▶ PROBLEM STATEMENT
Exactly as written, retype the listing below, omitting the pictures.

* Start AVAILABLE DATA *

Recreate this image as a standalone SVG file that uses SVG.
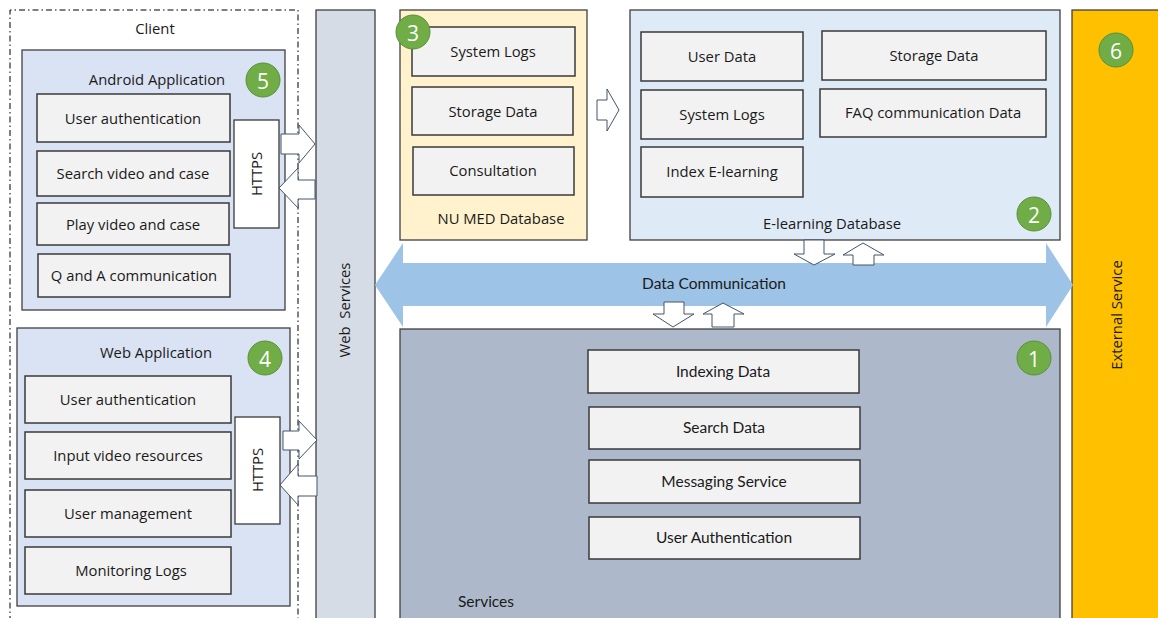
<svg xmlns="http://www.w3.org/2000/svg" width="1158" height="618" viewBox="0 0 1158 618">
  <style>
    .t { font-family: "Open Sans", "Noto Sans", sans-serif; font-size: 14.8px; fill: #1a1a1a; text-anchor: middle; dominant-baseline: central; }
    .c { font-family: Lato, "Liberation Sans", sans-serif; font-size: 15.5px; fill: #1a1a1a; text-anchor: middle; dominant-baseline: central; }
    .item { fill: #f2f2f2; stroke: #3a3a3a; stroke-width: 1.5; }
    .panel { stroke: #404040; stroke-width: 1.3; }
    .app { fill: #dae3f3; }
    .hollow { fill: #ffffff; stroke: #44546a; stroke-width: 1; stroke-linejoin: miter; }
    .badge circle { fill: #70ad47; stroke: #5a8f38; stroke-width: 1; }
    .badge text { font-family: "Open Sans", "Noto Sans", sans-serif; font-size: 21px; fill: #ffffff; text-anchor: middle; dominant-baseline: central; }
  </style>

  <rect width="1158" height="618" fill="#ffffff"/>

  <!-- Client boundary (dash-dot) -->
  <g id="client">
    <path d="M10,622 V10 H298 V622" fill="none" stroke="#000000" stroke-width="1" stroke-dasharray="6 3 1.5 3"/>
    <text class="t" x="155" y="28">Client</text>
  </g>

  <!-- Android application -->
  <g id="android-app">
    <rect class="panel app" x="22" y="50" width="263" height="260"/>
    <text class="t" x="157" y="79">Android Application</text>
    <rect class="item" x="37" y="94" width="193" height="48"/>
    <text class="t" x="133" y="118">User authentication</text>
    <rect class="item" x="37" y="151" width="193" height="45"/>
    <text class="t" x="133" y="173">Search video and case</text>
    <rect class="item" x="37" y="203" width="192" height="42"/>
    <text class="t" x="133" y="224">Play video and case</text>
    <rect class="item" x="38" y="254" width="192" height="43"/>
    <text class="t" x="134" y="275">Q and A communication</text>
    <rect x="234" y="120" width="45" height="108" fill="#ffffff" stroke="#3a3a3a" stroke-width="1.3"/>
    <text class="t" transform="translate(256,174) rotate(-90)">HTTPS</text>
    <g class="badge"><circle cx="263" cy="80" r="17"/><text x="263" y="81">5</text></g>
  </g>

  <!-- Web application -->
  <g id="web-app">
    <rect class="panel app" x="17" y="328" width="273" height="278"/>
    <text class="t" x="156" y="352">Web Application</text>
    <rect class="item" x="25" y="376" width="206" height="47"/>
    <text class="t" x="128" y="399">User authentication</text>
    <rect class="item" x="25" y="432" width="206" height="47"/>
    <text class="t" x="128" y="455">Input video resources</text>
    <rect class="item" x="25" y="490" width="206" height="47"/>
    <text class="t" x="128" y="513">User management</text>
    <rect class="item" x="25" y="547" width="206" height="47"/>
    <text class="t" x="131" y="570">Monitoring Logs</text>
    <rect x="235" y="417" width="45" height="107" fill="#ffffff" stroke="#3a3a3a" stroke-width="1.3"/>
    <text class="t" transform="translate(257,470) rotate(-90)">HTTPS</text>
    <g class="badge"><circle cx="265" cy="358" r="17"/><text x="265" y="359">4</text></g>
  </g>

  <!-- Web services column -->
  <g id="web-services">
    <rect class="panel" x="316" y="10" width="59" height="612" fill="#d6dce5"/>
    <text class="t" transform="translate(344,310) rotate(-90)" xml:space="preserve">Web  Services</text>
  </g>

  <!-- NU MED database -->
  <g id="numed-db">
    <rect class="panel" x="400" y="10" width="187" height="230" fill="#fff2cc"/>
    <rect class="item" x="412" y="27" width="163" height="49"/>
    <text class="t" x="493" y="51">System Logs</text>
    <rect class="item" x="412" y="87" width="161" height="48"/>
    <text class="t" x="493" y="111">Storage Data</text>
    <rect class="item" x="413" y="147" width="161" height="48"/>
    <text class="t" x="493" y="170">Consultation</text>
    <text class="t" x="501" y="218">NU MED Database</text>
    <g class="badge"><circle cx="413" cy="32" r="17"/><text x="413" y="33">3</text></g>
  </g>

  <!-- E-learning database -->
  <g id="elearning-db">
    <rect class="panel" x="630" y="10" width="430" height="230" fill="#deebf7"/>
    <rect class="item" x="641" y="32" width="162" height="49"/>
    <text class="t" x="722" y="56">User Data</text>
    <rect class="item" x="822" y="31" width="224" height="49"/>
    <text class="t" x="934" y="55">Storage Data</text>
    <rect class="item" x="641" y="90" width="162" height="49"/>
    <text class="t" x="722" y="114">System Logs</text>
    <rect class="item" x="820" y="89" width="226" height="48"/>
    <text class="t" x="933" y="112">FAQ communication Data</text>
    <rect class="item" x="641" y="147" width="162" height="50"/>
    <text class="t" x="722" y="171">Index E-learning</text>
    <text class="t" x="832" y="223">E-learning Database</text>
    <g class="badge"><circle cx="1034" cy="214" r="17"/><text x="1034" y="215">2</text></g>
  </g>

  <!-- External service column -->
  <g id="external-service">
    <rect class="panel" x="1072" y="10" width="90" height="612" fill="#ffc000"/>
    <text class="t" transform="translate(1116,315) rotate(-90)">External Service</text>
    <g class="badge"><circle cx="1116" cy="50" r="17"/><text x="1116" y="51">6</text></g>
  </g>

  <!-- Services -->
  <g id="services">
    <rect class="panel" x="400" y="329" width="660" height="293" fill="#adb9ca"/>
    <rect class="item" x="588" y="350" width="271" height="43"/>
    <text class="c" x="723" y="371">Indexing Data</text>
    <rect class="item" x="589" y="407" width="271" height="42"/>
    <text class="c" x="724" y="427">Search Data</text>
    <rect class="item" x="589" y="460" width="271" height="43"/>
    <text class="c" x="724" y="481">Messaging Service</text>
    <rect class="item" x="589" y="517" width="271" height="42"/>
    <text class="c" x="724" y="537">User Authentication</text>
    <text class="c" x="486" y="601">Services</text>
    <g class="badge"><circle cx="1034" cy="358" r="17"/><text x="1034" y="359">1</text></g>
  </g>

  <!-- Connectors -->
  <g id="connectors">
    <!-- Android HTTPS request / response -->
    <polygon class="hollow" points="281,134 299,134 299,125 315,144 299,163 299,154 281,154"/>
    <polygon class="hollow" points="315,180 298,180 298,168 279,188 298,208 298,199 315,199"/>
    <!-- Web application HTTPS request / response -->
    <polygon class="hollow" points="283,431 299,431 299,421 317,440 299,459 299,450 283,450"/>
    <polygon class="hollow" points="317,476 298,476 298,464 280,485 298,505 298,496 317,496"/>
    <!-- NU MED -> E-learning -->
    <polygon class="hollow" points="597,100 607,100 607,89 619,110 607,131 607,120 597,120"/>
    <!-- Data communication bus -->
    <polygon points="375,285 403,243 403,263 1046,263 1046,243 1073,285 1046,327 1046,306 403,306 403,327" fill="#9dc3e6"/>
    <text class="c" x="714" y="283" font-size="16.5">Data Communication</text>
    <!-- E-learning <-> bus -->
    <polygon class="hollow" points="804,240 824,240 824,254 835,254 814,265 794,254 804,254"/>
    <polygon class="hollow" points="853,265 874,265 874,255 884,255 863,243 843,255 853,255"/>
    <!-- Bus <-> services -->
    <polygon class="hollow" points="664,302 684,302 684,314 694,314 673,327 653,314 664,314"/>
    <polygon class="hollow" points="712,327 734,327 734,314 744,314 723,303 703,314 712,314"/>
  </g>
</svg>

* End AVAILABLE DATA *

▶ RESULT
Recreate this image as a standalone SVG file that uses SVG.
<svg xmlns="http://www.w3.org/2000/svg" width="1158" height="618" viewBox="0 0 1158 618">
  <style>
    .t { font-family: "Open Sans", "Noto Sans", sans-serif; font-size: 14.8px; fill: #1a1a1a; text-anchor: middle; dominant-baseline: central; }
    .c { font-family: Lato, "Liberation Sans", sans-serif; font-size: 15.5px; fill: #1a1a1a; text-anchor: middle; dominant-baseline: central; }
    .item { fill: #f2f2f2; stroke: #3a3a3a; stroke-width: 1.5; }
    .panel { stroke: #404040; stroke-width: 1.3; }
    .app { fill: #dae3f3; }
    .hollow { fill: #ffffff; stroke: #44546a; stroke-width: 1; stroke-linejoin: miter; }
    .badge circle { fill: #70ad47; stroke: #5a8f38; stroke-width: 1; }
    .badge text { font-family: "Open Sans", "Noto Sans", sans-serif; font-size: 21px; fill: #ffffff; text-anchor: middle; dominant-baseline: central; }
  </style>

  <rect width="1158" height="618" fill="#ffffff"/>

  <!-- Client boundary (dash-dot) -->
  <g id="client">
    <path d="M10,622 V10 H298 V622" fill="none" stroke="#000000" stroke-width="1" stroke-dasharray="6 3 1.5 3"/>
    <text class="t" x="155" y="28">Client</text>
  </g>

  <!-- Android application -->
  <g id="android-app">
    <rect class="panel app" x="22" y="50" width="263" height="260"/>
    <text class="t" x="157" y="79">Android Application</text>
    <rect class="item" x="37" y="94" width="193" height="48"/>
    <text class="t" x="133" y="118">User authentication</text>
    <rect class="item" x="37" y="151" width="193" height="45"/>
    <text class="t" x="133" y="173">Search video and case</text>
    <rect class="item" x="37" y="203" width="192" height="42"/>
    <text class="t" x="133" y="224">Play video and case</text>
    <rect class="item" x="38" y="254" width="192" height="43"/>
    <text class="t" x="134" y="275">Q and A communication</text>
    <rect x="234" y="120" width="45" height="108" fill="#ffffff" stroke="#3a3a3a" stroke-width="1.3"/>
    <text class="t" transform="translate(256,174) rotate(-90)">HTTPS</text>
    <g class="badge"><circle cx="263" cy="80" r="17"/><text x="263" y="81">5</text></g>
  </g>

  <!-- Web application -->
  <g id="web-app">
    <rect class="panel app" x="17" y="328" width="273" height="278"/>
    <text class="t" x="156" y="352">Web Application</text>
    <rect class="item" x="25" y="376" width="206" height="47"/>
    <text class="t" x="128" y="399">User authentication</text>
    <rect class="item" x="25" y="432" width="206" height="47"/>
    <text class="t" x="128" y="455">Input video resources</text>
    <rect class="item" x="25" y="490" width="206" height="47"/>
    <text class="t" x="128" y="513">User management</text>
    <rect class="item" x="25" y="547" width="206" height="47"/>
    <text class="t" x="131" y="570">Monitoring Logs</text>
    <rect x="235" y="417" width="45" height="107" fill="#ffffff" stroke="#3a3a3a" stroke-width="1.3"/>
    <text class="t" transform="translate(257,470) rotate(-90)">HTTPS</text>
    <g class="badge"><circle cx="265" cy="358" r="17"/><text x="265" y="359">4</text></g>
  </g>

  <!-- Web services column -->
  <g id="web-services">
    <rect class="panel" x="316" y="10" width="59" height="612" fill="#d6dce5"/>
    <text class="t" transform="translate(344,310) rotate(-90)" xml:space="preserve">Web  Services</text>
  </g>

  <!-- NU MED database -->
  <g id="numed-db">
    <rect class="panel" x="400" y="10" width="187" height="230" fill="#fff2cc"/>
    <rect class="item" x="412" y="27" width="163" height="49"/>
    <text class="t" x="493" y="51">System Logs</text>
    <rect class="item" x="412" y="87" width="161" height="48"/>
    <text class="t" x="493" y="111">Storage Data</text>
    <rect class="item" x="413" y="147" width="161" height="48"/>
    <text class="t" x="493" y="170">Consultation</text>
    <text class="t" x="501" y="218">NU MED Database</text>
    <g class="badge"><circle cx="413" cy="32" r="17"/><text x="413" y="33">3</text></g>
  </g>

  <!-- E-learning database -->
  <g id="elearning-db">
    <rect class="panel" x="630" y="10" width="430" height="230" fill="#deebf7"/>
    <rect class="item" x="641" y="32" width="162" height="49"/>
    <text class="t" x="722" y="56">User Data</text>
    <rect class="item" x="822" y="31" width="224" height="49"/>
    <text class="t" x="934" y="55">Storage Data</text>
    <rect class="item" x="641" y="90" width="162" height="49"/>
    <text class="t" x="722" y="114">System Logs</text>
    <rect class="item" x="820" y="89" width="226" height="48"/>
    <text class="t" x="933" y="112">FAQ communication Data</text>
    <rect class="item" x="641" y="147" width="162" height="50"/>
    <text class="t" x="722" y="171">Index E-learning</text>
    <text class="t" x="832" y="223">E-learning Database</text>
    <g class="badge"><circle cx="1034" cy="214" r="17"/><text x="1034" y="215">2</text></g>
  </g>

  <!-- External service column -->
  <g id="external-service">
    <rect class="panel" x="1072" y="10" width="90" height="612" fill="#ffc000"/>
    <text class="t" transform="translate(1116,315) rotate(-90)">External Service</text>
    <g class="badge"><circle cx="1116" cy="50" r="17"/><text x="1116" y="51">6</text></g>
  </g>

  <!-- Services -->
  <g id="services">
    <rect class="panel" x="400" y="329" width="660" height="293" fill="#adb9ca"/>
    <rect class="item" x="588" y="350" width="271" height="43"/>
    <text class="c" x="723" y="371">Indexing Data</text>
    <rect class="item" x="589" y="407" width="271" height="42"/>
    <text class="c" x="724" y="427">Search Data</text>
    <rect class="item" x="589" y="460" width="271" height="43"/>
    <text class="c" x="724" y="481">Messaging Service</text>
    <rect class="item" x="589" y="517" width="271" height="42"/>
    <text class="c" x="724" y="537">User Authentication</text>
    <text class="c" x="486" y="601">Services</text>
    <g class="badge"><circle cx="1034" cy="358" r="17"/><text x="1034" y="359">1</text></g>
  </g>

  <!-- Connectors -->
  <g id="connectors">
    <!-- Android HTTPS request / response -->
    <polygon class="hollow" points="281,134 299,134 299,125 315,144 299,163 299,154 281,154"/>
    <polygon class="hollow" points="315,180 298,180 298,168 279,188 298,208 298,199 315,199"/>
    <!-- Web application HTTPS request / response -->
    <polygon class="hollow" points="283,431 299,431 299,421 317,440 299,459 299,450 283,450"/>
    <polygon class="hollow" points="317,476 298,476 298,464 280,485 298,505 298,496 317,496"/>
    <!-- NU MED -> E-learning -->
    <polygon class="hollow" points="597,100 607,100 607,89 619,110 607,131 607,120 597,120"/>
    <!-- Data communication bus -->
    <polygon points="375,285 403,243 403,263 1046,263 1046,243 1073,285 1046,327 1046,306 403,306 403,327" fill="#9dc3e6"/>
    <text class="c" x="714" y="283" font-size="16.5">Data Communication</text>
    <!-- E-learning <-> bus -->
    <polygon class="hollow" points="804,240 824,240 824,254 835,254 814,265 794,254 804,254"/>
    <polygon class="hollow" points="853,265 874,265 874,255 884,255 863,243 843,255 853,255"/>
    <!-- Bus <-> services -->
    <polygon class="hollow" points="664,302 684,302 684,314 694,314 673,327 653,314 664,314"/>
    <polygon class="hollow" points="712,327 734,327 734,314 744,314 723,303 703,314 712,314"/>
  </g>
</svg>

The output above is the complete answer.